As regular readers already know, I have been writing a blog for more than 3 years to educate new investors about investing in the stock market. The experience so far has been quite enriching for me, and hopefully, beneficial for some of the readers.
The stock market can be a fascinating place or a fearsome place – sort of like bathing in the sea. The first few attempts are usually quite humbling – specially if the sea has large waves that keep constantly crashing on to the shore.
The uneducated can get thrown and dashed around by the waves – hurting pride and self-confidence. In extreme cases, the sea waves can drag out the hapless to a watery grave.
To the experienced sea bather, there can be nothing more exhilarating, invigorating and even relaxing. Jumping up to let the smaller waves flow through, diving under the really big breakers, then swimming out and letting the waves gently carry you back to shore is great fun and builds up a healthy appetite.
Likewise for the stock market. The inexperienced buy to find their stock going down, sell to find the stock going up, spend sleepless nights thinking how to salvage their losses – and in extreme cases, commit suicide.
Of those who have been through the experience, some leave the market permanently blaming brokers, operators, market manipulators, friends who gave wrong tips – in fact any one except themselves. Those who stick around to fight another day, try to learn the ropes by reading, or following the advice of experienced market players.
My earlier eBook: How to become a better investor, was published exactly two years ago on New Year Eve. It contained general advice about sector and portfolio selection, and strategies about how and when to invest without losing a lot of money. Several hundred eBooks were emailed – and may have helped a few readers to become better investors. That eBook is now being ‘retired’ – it will no longer be emailed, but will be available for reading on a different blog.
Many of the posts on this blog are about technical analysis of chart patterns. Several readers had requested me to write an eBook on technical analysis, so that the important information can be available easily in one place. After remaining on the anvil for nearly a year, it is finally ready.
Like the previous eBook, this one is also being provided to my blog readers for free - but on two conditions:
First, you need to specifically ask for the free eBook by sending me an email at email@example.com with your full name. Hiding behind a pseudonym won't help! I would like to avoid spammers to the extent possible.
Second, you can ask your friends, relatives, colleagues to send me an email for the eBook (or send them a link to this blog post) - but please do not forward the eBook to others without my permission.
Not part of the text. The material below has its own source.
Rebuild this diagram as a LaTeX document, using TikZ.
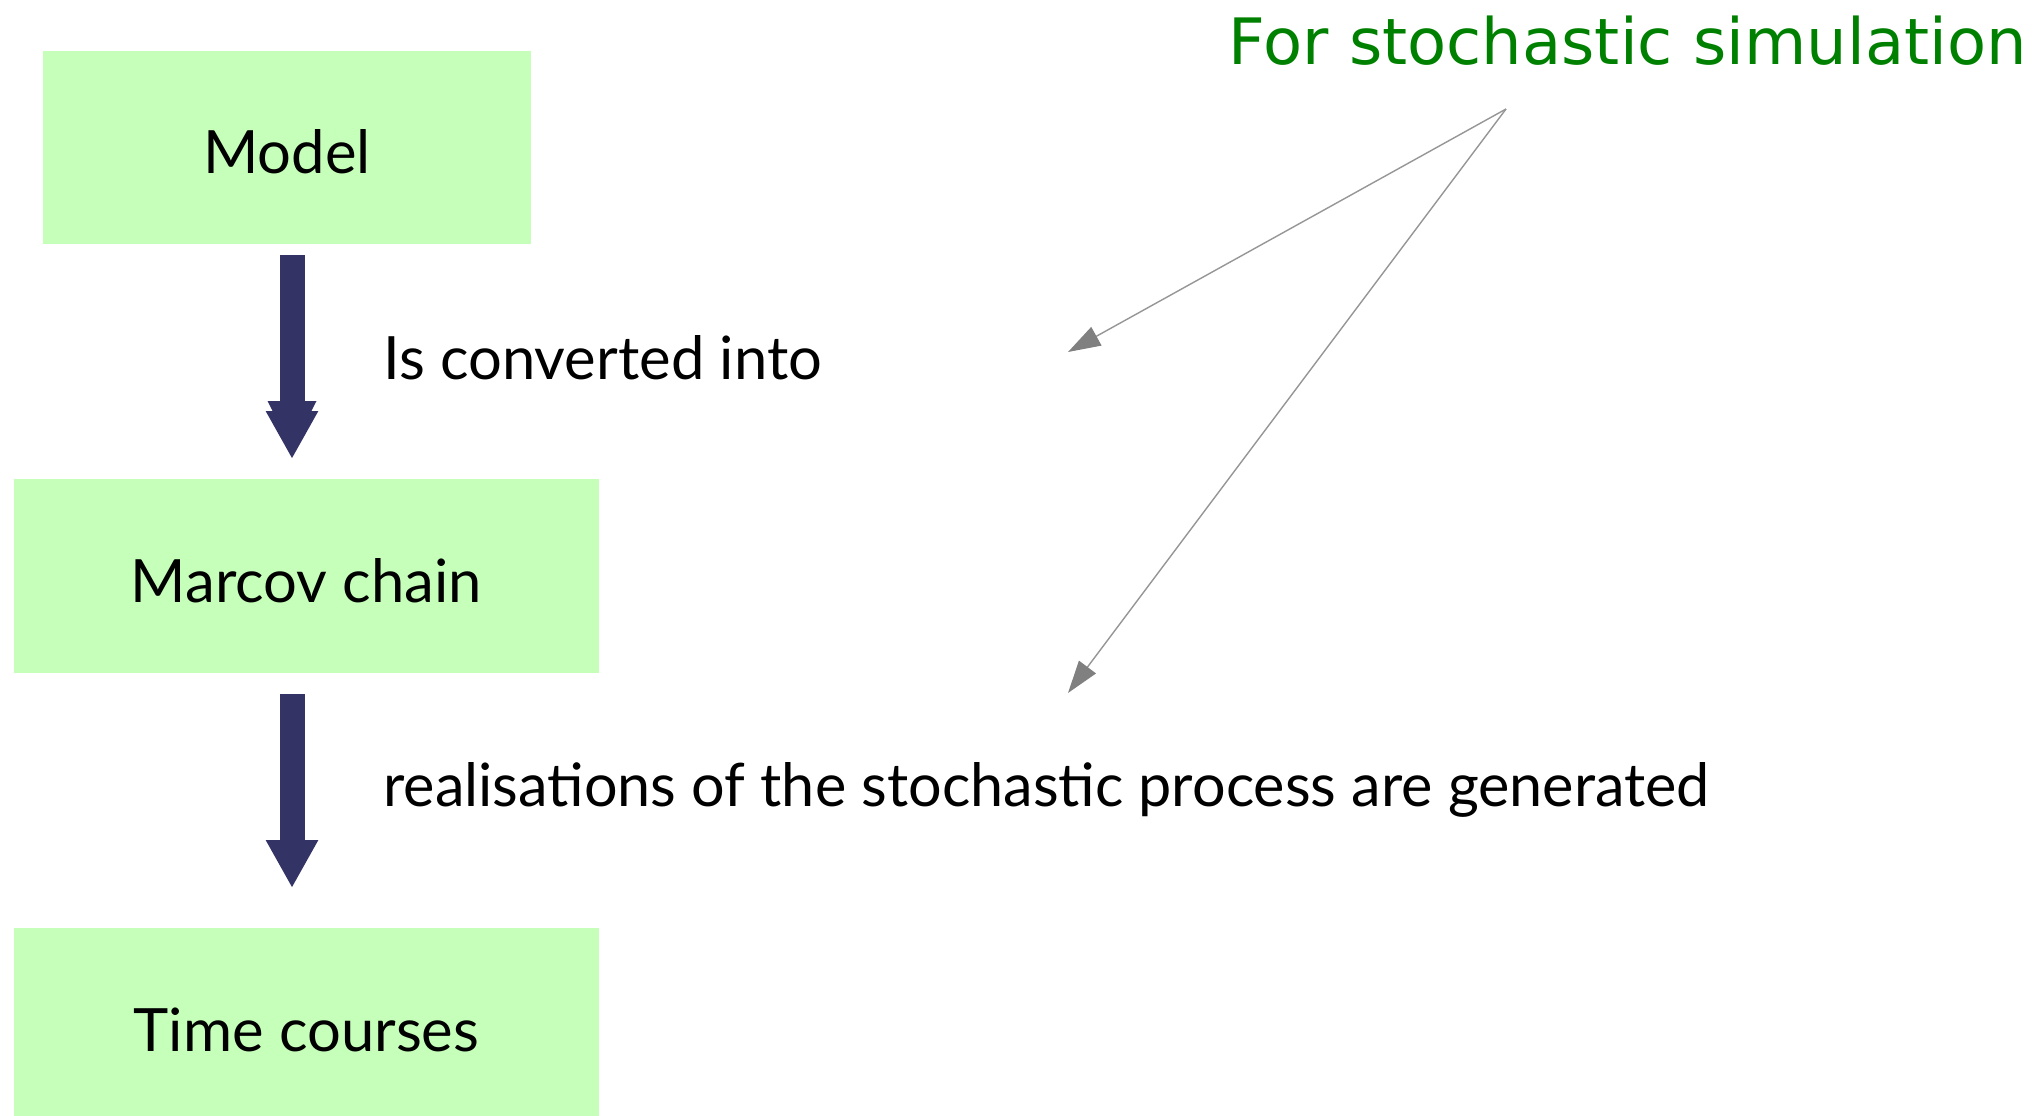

I don't want the eBook to be freely circulated over the Internet.
The eBook has been compiled from selected blog posts and some new material. It is meant to be an introduction to the subject of technical analysis, with a handful of important concepts that are more than enough to arouse the curiosity of those who want to learn more.
2011 has been a disappointing bearish year for most small investors. Please consider this eBook as a small gift towards making 2012 a happier and more prosperous year. Needless to say, your comments and feedback will be most welcome.